Dataset section:
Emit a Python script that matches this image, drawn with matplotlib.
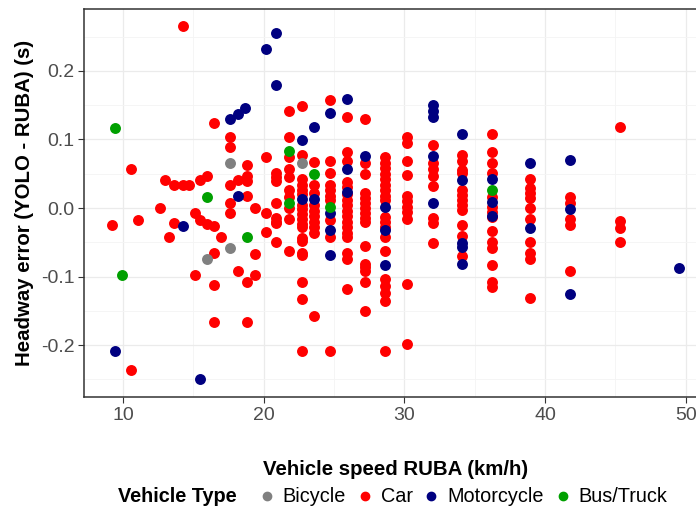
import matplotlib
matplotlib.use("Agg")
import matplotlib.pyplot as plt
from matplotlib.lines import Line2D

plt.rcParams['font.family'] = ['Liberation Sans', 'DejaVu Sans']

# car points, grouped by speed column: (speed, [errors])
car_columns = [
    (9.2, [-0.025]),
    (10.6, [0.057, -0.237]),
    (11.1, [-0.018]),
    (12.6, [0.0]),
    (13.0, [0.041]),
    (13.3, [-0.042]),
    (13.6, [0.034, -0.022]),
    (14.3, [0.266, 0.034]),
    (14.7, [0.034]),
    (15.1, [-0.008, -0.098]),
    (15.5, [0.041, -0.018]),
    (16.0, [0.047, -0.023]),
    (16.5, [0.124, -0.027, -0.066, -0.112, -0.166]),
    (17.0, [-0.042]),
    (17.6, [0.103, 0.089, 0.034, 0.007, -0.007]),
    (18.2, [0.041, -0.092]),
    (18.8, [0.063, 0.047, 0.039, 0.018, -0.108, -0.166]),
    (19.4, [0.0, -0.067, -0.098]),
    (20.2, [0.075, -0.008, -0.035]),
    (20.9, [0.051, 0.045, 0.039, 0.007, -0.015, -0.020, -0.022, -0.050]),
    (21.8, [0.142, 0.104, 0.074, 0.057, 0.045, 0.026, 0.016, 0.0, -0.016, -0.063]),
    (22.7, [0.149, 0.077, 0.042, 0.034, 0.027, 0.020, 0.005, -0.002, -0.009, -0.016,
            -0.023, -0.028, -0.044, -0.048, -0.066, -0.069, -0.108, -0.133, -0.209]),
    (23.6, [0.067, 0.034, 0.022, 0.004, -0.004, -0.012, -0.020, -0.028, -0.036, -0.158]),
    (24.7, [0.158, 0.069, 0.051, 0.034, 0.026, 0.018, 0.012, -0.018, -0.042, -0.209]),
    (25.9, [0.133, 0.082, 0.069, 0.038, 0.030, 0.020, 0.012, 0.004, -0.004, -0.012,
            -0.020, -0.028, -0.036, -0.042, -0.066, -0.074, -0.118]),
    (27.2, [0.130, 0.066, 0.050, 0.022, 0.015, 0.007, 0.0, -0.007, -0.014, -0.020,
            -0.055, -0.082, -0.086, -0.092, -0.108, -0.150]),
    (28.6, [0.074, 0.066, 0.058, 0.050, 0.042, 0.034, 0.026, 0.018, 0.012, -0.013,
            -0.020, -0.028, -0.042, -0.063, -0.104, -0.114, -0.124, -0.136, -0.209]),
    (30.2, [0.104, 0.095, 0.069, 0.048, 0.018, 0.010, 0.002, -0.006, -0.016, -0.111, -0.199]),
    (32.0, [0.092, 0.066, 0.057, 0.047, 0.032, -0.015, -0.022, -0.051]),
    (34.1, [0.077, 0.069, 0.055, 0.051, 0.026, 0.019, 0.012, 0.004, -0.003, -0.025,
            -0.041, -0.070]),
    (36.2, [0.108, 0.082, 0.066, 0.051, 0.016, 0.001, -0.006, -0.013, -0.034, -0.050,
            -0.058, -0.083, -0.108, -0.115]),
    (38.9, [0.042, 0.029, 0.022, 0.015, 0.0, -0.016, -0.050, -0.066, -0.074, -0.131]),
    (41.8, [0.016, 0.007, -0.016, -0.025, -0.092]),
    (45.3, [0.118, -0.019, -0.029, -0.050]),
]

moto_speed = [9.4, 14.3, 15.5, 17.6, 18.2, 18.7, 18.2, 20.2, 20.9, 20.9, 22.7, 22.7,
              23.6, 23.6, 24.7, 24.7, 24.7, 24.7, 25.9, 25.9, 25.9, 27.2, 28.6, 28.6,
              28.6, 32.0, 32.0, 32.0, 32.0, 32.0, 34.1, 34.1, 34.1, 34.1, 34.1, 36.2,
              36.2, 36.2, 38.9, 38.9, 41.8, 41.8, 41.8, 49.5]
moto_err = [-0.209, -0.027, -0.250, 0.130, 0.137, 0.146, 0.018, 0.232, 0.256, 0.180, 0.099, 0.013,
            0.118, 0.013, 0.138, -0.007, -0.032, -0.069, 0.159, 0.057, 0.024, 0.076, 0.001, -0.032,
            -0.083, 0.150, 0.142, 0.133, 0.076, 0.007, 0.108, 0.041, -0.051, -0.057, -0.082, 0.042,
            0.009, -0.012, 0.066, -0.029, 0.070, -0.001, -0.126, -0.088]

bus_speed = [9.4, 9.9, 16.0, 18.8, 21.8, 21.8, 23.6, 24.7, 36.2]
bus_err = [0.117, -0.098, 0.016, -0.042, 0.083, 0.008, 0.049, 0.001, 0.026]

bike_speed = [16.0, 17.6, 17.6, 22.7]
bike_err = [-0.074, 0.066, -0.058, 0.066]

types = ['Bicycle', 'Car', 'Motorcycle', 'Bus/Truck']
colors = {'Bicycle': 'grey', 'Car': '#FF0000', 'Motorcycle': '#000080', 'Bus/Truck': '#00A000'}

car_speed = [s for s, errs in car_columns for e in errs]
car_err = [e for s, errs in car_columns for e in errs]

fig = plt.figure(figsize=(6.96, 5.08), dpi=100)
ax = fig.add_axes([84/696, 1-397/508, (707-84)/696, (397-9)/508])

ax.scatter(car_speed, car_err, s=62, color=colors['Car'], linewidths=0, zorder=3)
ax.scatter(moto_speed, moto_err, s=62, color=colors['Motorcycle'], linewidths=0, zorder=3)
ax.scatter(bike_speed, bike_err, s=62, color=colors['Bicycle'], linewidths=0, zorder=3)
ax.scatter(bus_speed, bus_err, s=62, color=colors['Bus/Truck'], linewidths=0, zorder=3)

ax.set_xlim(7.23, 51.51)
ax.set_ylim(-0.2759, 0.2905)
ax.set_xticks([10, 20, 30, 40, 50])
ax.set_xticks([15, 25, 35, 45], minor=True)
ax.set_yticks([-0.2, -0.1, 0.0, 0.1, 0.2])
ax.set_yticks([-0.25, -0.15, -0.05, 0.05, 0.15, 0.25], minor=True)
ax.set_yticklabels(['-0.2', '-0.1', '0.0', '0.1', '0.2'])
ax.grid(which='major', color='#EBEBEB', linewidth=0.9, zorder=0)
ax.grid(which='minor', color='#F4F4F4', linewidth=0.6, zorder=0)
ax.set_axisbelow(True)
for sp in ax.spines.values():
    sp.set_color('#333333')
    sp.set_linewidth(1.1)
ax.tick_params(which='major', length=4, color='#333333', labelsize=14, labelcolor='#4D4D4D', pad=3)
ax.tick_params(which='minor', length=0)

ax.set_xlabel('Vehicle speed RUBA (km/h)', fontsize=14.7, fontweight='bold', labelpad=26)
ax.set_ylabel('Headway error (YOLO - RUBA) (s)', fontsize=14.7, fontweight='bold', labelpad=5)

fig.text(118/696, 1-496/508, 'Vehicle Type', fontsize=14.3, fontweight='bold', va='center', ha='left')
handles = [Line2D([], [], marker='o', linestyle='', markersize=6, color=colors[t]) for t in types]
fig.legend(handles, types, loc='center', bbox_to_anchor=(462/696, 1-497/508), ncol=4,
           frameon=False, fontsize=14.3, handletextpad=0.3, columnspacing=0.45, handlelength=1.0,
           borderpad=0, borderaxespad=0)

fig.savefig('out.png', dpi=100)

The task:
Quote, please, every line of the material above from its start through the line that has "plt.rcParams['font.family'] = ['Liberation", reproducing the words exactly and dropping any images.

Result of this exercise:
Emit a Python script that matches this image, drawn with matplotlib.
import matplotlib
matplotlib.use("Agg")
import matplotlib.pyplot as plt
from matplotlib.lines import Line2D

plt.rcParams['font.family'] = ['Liberation Sans', 'DejaVu Sans']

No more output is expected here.